Begin
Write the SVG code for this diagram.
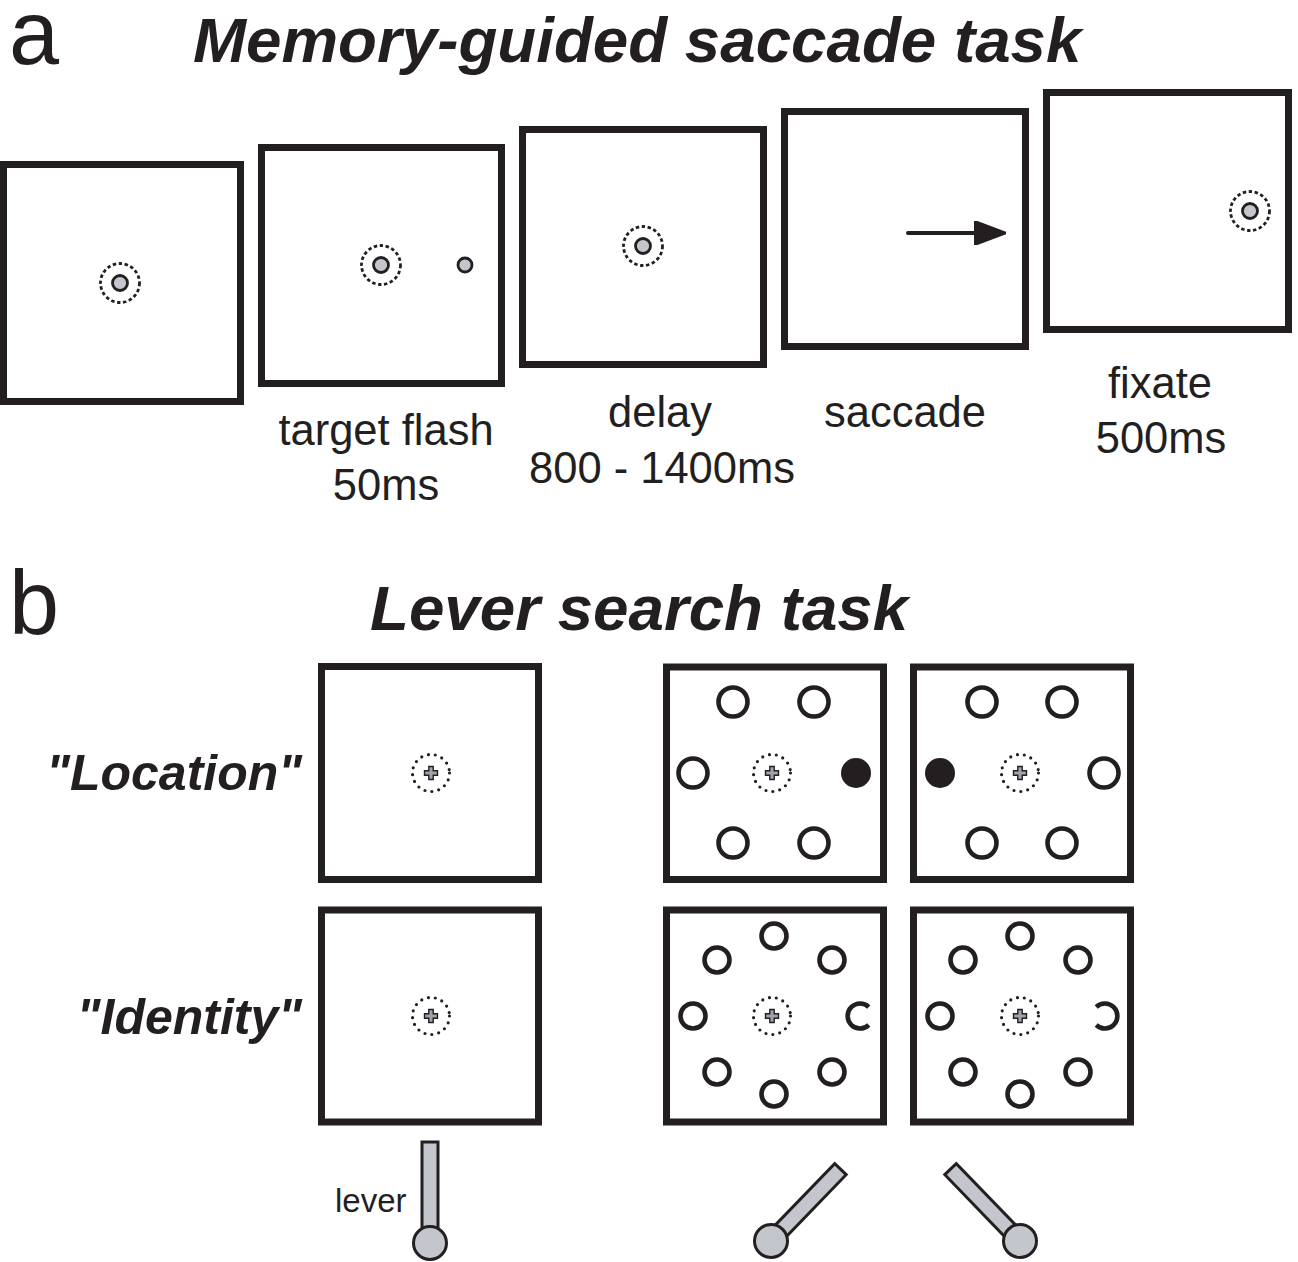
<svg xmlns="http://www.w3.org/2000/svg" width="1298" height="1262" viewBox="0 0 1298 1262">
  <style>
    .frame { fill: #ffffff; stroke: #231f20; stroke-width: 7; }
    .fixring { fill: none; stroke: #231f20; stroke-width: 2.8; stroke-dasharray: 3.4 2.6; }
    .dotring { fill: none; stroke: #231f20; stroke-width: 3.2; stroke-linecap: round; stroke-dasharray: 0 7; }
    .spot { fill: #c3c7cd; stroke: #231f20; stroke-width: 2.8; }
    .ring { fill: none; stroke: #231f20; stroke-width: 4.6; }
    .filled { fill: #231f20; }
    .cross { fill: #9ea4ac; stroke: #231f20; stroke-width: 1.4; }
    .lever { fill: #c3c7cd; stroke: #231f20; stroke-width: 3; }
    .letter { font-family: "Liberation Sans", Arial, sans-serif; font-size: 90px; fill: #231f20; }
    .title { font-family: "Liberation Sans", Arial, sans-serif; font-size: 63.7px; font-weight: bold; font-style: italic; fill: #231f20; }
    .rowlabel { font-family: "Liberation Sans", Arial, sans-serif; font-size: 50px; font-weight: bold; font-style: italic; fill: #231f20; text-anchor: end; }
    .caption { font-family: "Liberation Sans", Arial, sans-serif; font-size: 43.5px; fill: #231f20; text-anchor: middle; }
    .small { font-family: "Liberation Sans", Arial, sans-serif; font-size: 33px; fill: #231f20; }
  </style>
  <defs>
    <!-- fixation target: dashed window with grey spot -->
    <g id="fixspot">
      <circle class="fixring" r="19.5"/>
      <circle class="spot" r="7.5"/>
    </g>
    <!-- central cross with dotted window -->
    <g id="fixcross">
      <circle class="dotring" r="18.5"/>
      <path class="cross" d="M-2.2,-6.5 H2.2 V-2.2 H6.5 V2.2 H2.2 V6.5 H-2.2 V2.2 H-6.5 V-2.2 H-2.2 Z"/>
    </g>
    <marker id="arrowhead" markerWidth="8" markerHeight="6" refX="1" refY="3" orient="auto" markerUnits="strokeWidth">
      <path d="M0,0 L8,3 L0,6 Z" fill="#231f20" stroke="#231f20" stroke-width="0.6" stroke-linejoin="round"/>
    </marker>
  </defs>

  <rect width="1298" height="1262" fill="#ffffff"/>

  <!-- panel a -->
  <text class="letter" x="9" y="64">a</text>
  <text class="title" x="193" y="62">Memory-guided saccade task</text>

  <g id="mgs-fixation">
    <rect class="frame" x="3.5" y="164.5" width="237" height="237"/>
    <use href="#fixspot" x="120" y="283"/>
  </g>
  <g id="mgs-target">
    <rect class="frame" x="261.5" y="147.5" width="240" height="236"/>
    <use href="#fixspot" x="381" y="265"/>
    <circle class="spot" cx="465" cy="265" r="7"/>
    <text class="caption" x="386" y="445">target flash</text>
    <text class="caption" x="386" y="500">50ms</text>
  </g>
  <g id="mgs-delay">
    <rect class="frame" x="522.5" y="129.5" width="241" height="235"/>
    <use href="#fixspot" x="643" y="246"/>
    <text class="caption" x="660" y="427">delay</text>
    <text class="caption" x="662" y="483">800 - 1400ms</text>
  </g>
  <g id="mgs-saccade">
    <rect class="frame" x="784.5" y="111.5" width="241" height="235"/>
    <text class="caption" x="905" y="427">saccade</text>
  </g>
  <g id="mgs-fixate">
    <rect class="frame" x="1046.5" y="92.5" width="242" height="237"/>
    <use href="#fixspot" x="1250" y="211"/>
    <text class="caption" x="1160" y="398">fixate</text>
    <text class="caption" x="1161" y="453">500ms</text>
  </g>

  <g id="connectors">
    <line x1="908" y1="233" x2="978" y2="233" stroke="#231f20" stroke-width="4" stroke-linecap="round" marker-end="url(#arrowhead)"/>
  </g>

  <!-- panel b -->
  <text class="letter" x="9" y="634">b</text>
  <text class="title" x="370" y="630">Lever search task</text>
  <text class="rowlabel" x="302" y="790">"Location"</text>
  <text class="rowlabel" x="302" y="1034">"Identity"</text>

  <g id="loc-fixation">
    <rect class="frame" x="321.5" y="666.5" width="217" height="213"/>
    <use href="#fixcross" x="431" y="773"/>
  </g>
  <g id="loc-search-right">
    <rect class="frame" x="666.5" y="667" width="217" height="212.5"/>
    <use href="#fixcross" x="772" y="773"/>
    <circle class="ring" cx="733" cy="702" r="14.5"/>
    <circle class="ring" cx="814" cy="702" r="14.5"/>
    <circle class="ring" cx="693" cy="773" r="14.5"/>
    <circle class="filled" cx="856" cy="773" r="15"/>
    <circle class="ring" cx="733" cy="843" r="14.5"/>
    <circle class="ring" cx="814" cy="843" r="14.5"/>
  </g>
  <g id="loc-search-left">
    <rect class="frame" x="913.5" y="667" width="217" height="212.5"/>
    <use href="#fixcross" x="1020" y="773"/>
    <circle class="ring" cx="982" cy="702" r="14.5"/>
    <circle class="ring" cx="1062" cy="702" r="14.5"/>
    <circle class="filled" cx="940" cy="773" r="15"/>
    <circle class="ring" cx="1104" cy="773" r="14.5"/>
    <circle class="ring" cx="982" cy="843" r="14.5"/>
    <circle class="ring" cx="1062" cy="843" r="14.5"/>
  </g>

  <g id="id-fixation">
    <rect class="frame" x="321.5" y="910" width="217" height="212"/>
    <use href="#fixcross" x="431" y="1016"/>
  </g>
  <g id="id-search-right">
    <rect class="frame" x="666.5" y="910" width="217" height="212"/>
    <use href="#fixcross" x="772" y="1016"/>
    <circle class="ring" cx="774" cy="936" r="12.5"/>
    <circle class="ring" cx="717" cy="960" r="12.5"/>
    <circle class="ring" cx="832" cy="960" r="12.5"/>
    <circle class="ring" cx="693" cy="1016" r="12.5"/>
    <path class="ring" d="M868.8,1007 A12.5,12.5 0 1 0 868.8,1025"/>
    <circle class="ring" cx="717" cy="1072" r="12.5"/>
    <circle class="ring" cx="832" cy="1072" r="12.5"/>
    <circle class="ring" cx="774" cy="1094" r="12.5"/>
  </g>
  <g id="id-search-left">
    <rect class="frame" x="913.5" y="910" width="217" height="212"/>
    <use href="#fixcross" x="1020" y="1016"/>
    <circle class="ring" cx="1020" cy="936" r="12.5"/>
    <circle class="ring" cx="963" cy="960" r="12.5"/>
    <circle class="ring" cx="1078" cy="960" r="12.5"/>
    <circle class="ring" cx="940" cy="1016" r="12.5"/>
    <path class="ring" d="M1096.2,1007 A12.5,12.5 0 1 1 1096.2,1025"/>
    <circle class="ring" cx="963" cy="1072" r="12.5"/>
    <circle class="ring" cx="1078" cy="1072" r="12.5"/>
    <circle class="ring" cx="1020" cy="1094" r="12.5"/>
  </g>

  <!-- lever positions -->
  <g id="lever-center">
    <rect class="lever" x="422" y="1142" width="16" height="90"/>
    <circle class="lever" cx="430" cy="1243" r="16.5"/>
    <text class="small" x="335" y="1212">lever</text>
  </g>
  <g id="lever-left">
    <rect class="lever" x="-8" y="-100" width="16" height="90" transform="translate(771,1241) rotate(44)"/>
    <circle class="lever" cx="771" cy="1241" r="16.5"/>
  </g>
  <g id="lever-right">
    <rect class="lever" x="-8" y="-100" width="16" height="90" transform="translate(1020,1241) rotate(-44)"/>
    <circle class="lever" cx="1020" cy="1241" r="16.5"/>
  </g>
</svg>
End
▶ [Problem requirements]:
Your task is to reproduce all of the material exactly. The pictures stay out.

▶ [Solution to the exercise]:
Write the SVG code for this diagram.
<svg xmlns="http://www.w3.org/2000/svg" width="1298" height="1262" viewBox="0 0 1298 1262">
  <style>
    .frame { fill: #ffffff; stroke: #231f20; stroke-width: 7; }
    .fixring { fill: none; stroke: #231f20; stroke-width: 2.8; stroke-dasharray: 3.4 2.6; }
    .dotring { fill: none; stroke: #231f20; stroke-width: 3.2; stroke-linecap: round; stroke-dasharray: 0 7; }
    .spot { fill: #c3c7cd; stroke: #231f20; stroke-width: 2.8; }
    .ring { fill: none; stroke: #231f20; stroke-width: 4.6; }
    .filled { fill: #231f20; }
    .cross { fill: #9ea4ac; stroke: #231f20; stroke-width: 1.4; }
    .lever { fill: #c3c7cd; stroke: #231f20; stroke-width: 3; }
    .letter { font-family: "Liberation Sans", Arial, sans-serif; font-size: 90px; fill: #231f20; }
    .title { font-family: "Liberation Sans", Arial, sans-serif; font-size: 63.7px; font-weight: bold; font-style: italic; fill: #231f20; }
    .rowlabel { font-family: "Liberation Sans", Arial, sans-serif; font-size: 50px; font-weight: bold; font-style: italic; fill: #231f20; text-anchor: end; }
    .caption { font-family: "Liberation Sans", Arial, sans-serif; font-size: 43.5px; fill: #231f20; text-anchor: middle; }
    .small { font-family: "Liberation Sans", Arial, sans-serif; font-size: 33px; fill: #231f20; }
  </style>
  <defs>
    <!-- fixation target: dashed window with grey spot -->
    <g id="fixspot">
      <circle class="fixring" r="19.5"/>
      <circle class="spot" r="7.5"/>
    </g>
    <!-- central cross with dotted window -->
    <g id="fixcross">
      <circle class="dotring" r="18.5"/>
      <path class="cross" d="M-2.2,-6.5 H2.2 V-2.2 H6.5 V2.2 H2.2 V6.5 H-2.2 V2.2 H-6.5 V-2.2 H-2.2 Z"/>
    </g>
    <marker id="arrowhead" markerWidth="8" markerHeight="6" refX="1" refY="3" orient="auto" markerUnits="strokeWidth">
      <path d="M0,0 L8,3 L0,6 Z" fill="#231f20" stroke="#231f20" stroke-width="0.6" stroke-linejoin="round"/>
    </marker>
  </defs>

  <rect width="1298" height="1262" fill="#ffffff"/>

  <!-- panel a -->
  <text class="letter" x="9" y="64">a</text>
  <text class="title" x="193" y="62">Memory-guided saccade task</text>

  <g id="mgs-fixation">
    <rect class="frame" x="3.5" y="164.5" width="237" height="237"/>
    <use href="#fixspot" x="120" y="283"/>
  </g>
  <g id="mgs-target">
    <rect class="frame" x="261.5" y="147.5" width="240" height="236"/>
    <use href="#fixspot" x="381" y="265"/>
    <circle class="spot" cx="465" cy="265" r="7"/>
    <text class="caption" x="386" y="445">target flash</text>
    <text class="caption" x="386" y="500">50ms</text>
  </g>
  <g id="mgs-delay">
    <rect class="frame" x="522.5" y="129.5" width="241" height="235"/>
    <use href="#fixspot" x="643" y="246"/>
    <text class="caption" x="660" y="427">delay</text>
    <text class="caption" x="662" y="483">800 - 1400ms</text>
  </g>
  <g id="mgs-saccade">
    <rect class="frame" x="784.5" y="111.5" width="241" height="235"/>
    <text class="caption" x="905" y="427">saccade</text>
  </g>
  <g id="mgs-fixate">
    <rect class="frame" x="1046.5" y="92.5" width="242" height="237"/>
    <use href="#fixspot" x="1250" y="211"/>
    <text class="caption" x="1160" y="398">fixate</text>
    <text class="caption" x="1161" y="453">500ms</text>
  </g>

  <g id="connectors">
    <line x1="908" y1="233" x2="978" y2="233" stroke="#231f20" stroke-width="4" stroke-linecap="round" marker-end="url(#arrowhead)"/>
  </g>

  <!-- panel b -->
  <text class="letter" x="9" y="634">b</text>
  <text class="title" x="370" y="630">Lever search task</text>
  <text class="rowlabel" x="302" y="790">"Location"</text>
  <text class="rowlabel" x="302" y="1034">"Identity"</text>

  <g id="loc-fixation">
    <rect class="frame" x="321.5" y="666.5" width="217" height="213"/>
    <use href="#fixcross" x="431" y="773"/>
  </g>
  <g id="loc-search-right">
    <rect class="frame" x="666.5" y="667" width="217" height="212.5"/>
    <use href="#fixcross" x="772" y="773"/>
    <circle class="ring" cx="733" cy="702" r="14.5"/>
    <circle class="ring" cx="814" cy="702" r="14.5"/>
    <circle class="ring" cx="693" cy="773" r="14.5"/>
    <circle class="filled" cx="856" cy="773" r="15"/>
    <circle class="ring" cx="733" cy="843" r="14.5"/>
    <circle class="ring" cx="814" cy="843" r="14.5"/>
  </g>
  <g id="loc-search-left">
    <rect class="frame" x="913.5" y="667" width="217" height="212.5"/>
    <use href="#fixcross" x="1020" y="773"/>
    <circle class="ring" cx="982" cy="702" r="14.5"/>
    <circle class="ring" cx="1062" cy="702" r="14.5"/>
    <circle class="filled" cx="940" cy="773" r="15"/>
    <circle class="ring" cx="1104" cy="773" r="14.5"/>
    <circle class="ring" cx="982" cy="843" r="14.5"/>
    <circle class="ring" cx="1062" cy="843" r="14.5"/>
  </g>

  <g id="id-fixation">
    <rect class="frame" x="321.5" y="910" width="217" height="212"/>
    <use href="#fixcross" x="431" y="1016"/>
  </g>
  <g id="id-search-right">
    <rect class="frame" x="666.5" y="910" width="217" height="212"/>
    <use href="#fixcross" x="772" y="1016"/>
    <circle class="ring" cx="774" cy="936" r="12.5"/>
    <circle class="ring" cx="717" cy="960" r="12.5"/>
    <circle class="ring" cx="832" cy="960" r="12.5"/>
    <circle class="ring" cx="693" cy="1016" r="12.5"/>
    <path class="ring" d="M868.8,1007 A12.5,12.5 0 1 0 868.8,1025"/>
    <circle class="ring" cx="717" cy="1072" r="12.5"/>
    <circle class="ring" cx="832" cy="1072" r="12.5"/>
    <circle class="ring" cx="774" cy="1094" r="12.5"/>
  </g>
  <g id="id-search-left">
    <rect class="frame" x="913.5" y="910" width="217" height="212"/>
    <use href="#fixcross" x="1020" y="1016"/>
    <circle class="ring" cx="1020" cy="936" r="12.5"/>
    <circle class="ring" cx="963" cy="960" r="12.5"/>
    <circle class="ring" cx="1078" cy="960" r="12.5"/>
    <circle class="ring" cx="940" cy="1016" r="12.5"/>
    <path class="ring" d="M1096.2,1007 A12.5,12.5 0 1 1 1096.2,1025"/>
    <circle class="ring" cx="963" cy="1072" r="12.5"/>
    <circle class="ring" cx="1078" cy="1072" r="12.5"/>
    <circle class="ring" cx="1020" cy="1094" r="12.5"/>
  </g>

  <!-- lever positions -->
  <g id="lever-center">
    <rect class="lever" x="422" y="1142" width="16" height="90"/>
    <circle class="lever" cx="430" cy="1243" r="16.5"/>
    <text class="small" x="335" y="1212">lever</text>
  </g>
  <g id="lever-left">
    <rect class="lever" x="-8" y="-100" width="16" height="90" transform="translate(771,1241) rotate(44)"/>
    <circle class="lever" cx="771" cy="1241" r="16.5"/>
  </g>
  <g id="lever-right">
    <rect class="lever" x="-8" y="-100" width="16" height="90" transform="translate(1020,1241) rotate(-44)"/>
    <circle class="lever" cx="1020" cy="1241" r="16.5"/>
  </g>
</svg>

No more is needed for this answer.